As an example I found that XLD ripped one of my live Grateful Dead CDs with the artist set to ‘Grateful Dead’ for all but one track. The one different track had the artist set to ‘The Dead’. It appears Roon made this CD into a compilation, listing the artist for the album as both Grateful Dead and The Dead. The album got stuffed into a separate Artist bucket for this erroneous compilation. Once I found it and confirmed it by reading the meta data via XLD from my NAS, I edited the one song via Roon to Grateful Dead and thought I was done. Well unfortunately not. Roon now list the album as compilation by Grateful Dead and Grateful Dead, still making a separate artist entry for this double artist Grateful Dead album.

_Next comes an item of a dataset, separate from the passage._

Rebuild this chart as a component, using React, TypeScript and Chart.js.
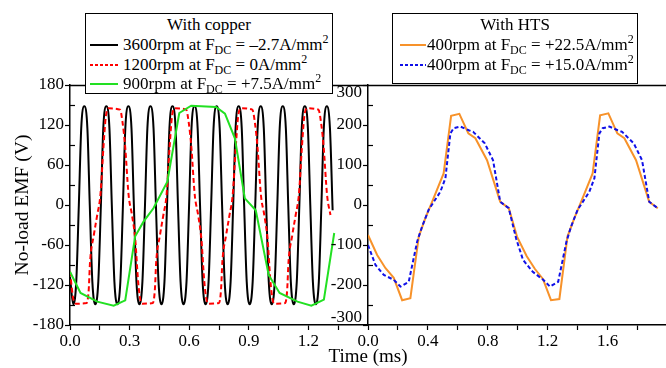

I tried then to change the meta data via XLD but for reasons unknown at this point, XLD only is keeping the meta data change on the memory version of the album and isn’t writing it back to the NAS. My only option might be to re-rip the CD to my NAS, making the edits first via XLD before it moves the files. I’m hoping to first find a way to get XLD to fix this than go that route. If anyone knows…

Long winded example but point being to check the meta data track by track carefully to see if there are artist or album inconsistencies there.

Remove the album from your watched folder.

Clean up database (in settings)

Move album back to watched folder.

See if that cures the issue.

Thanks Nick but this won’t resolve the first issue - that the meta data stored on the NAS is incorrect. I first need to clean up the meta data in the FLAC files and then do as you say. Once I figure out an easy way to fix the meta data then I’ll do as you suggest. The hard way to fix is re-rip the CD, making sure the meta data is consistent for all tracks.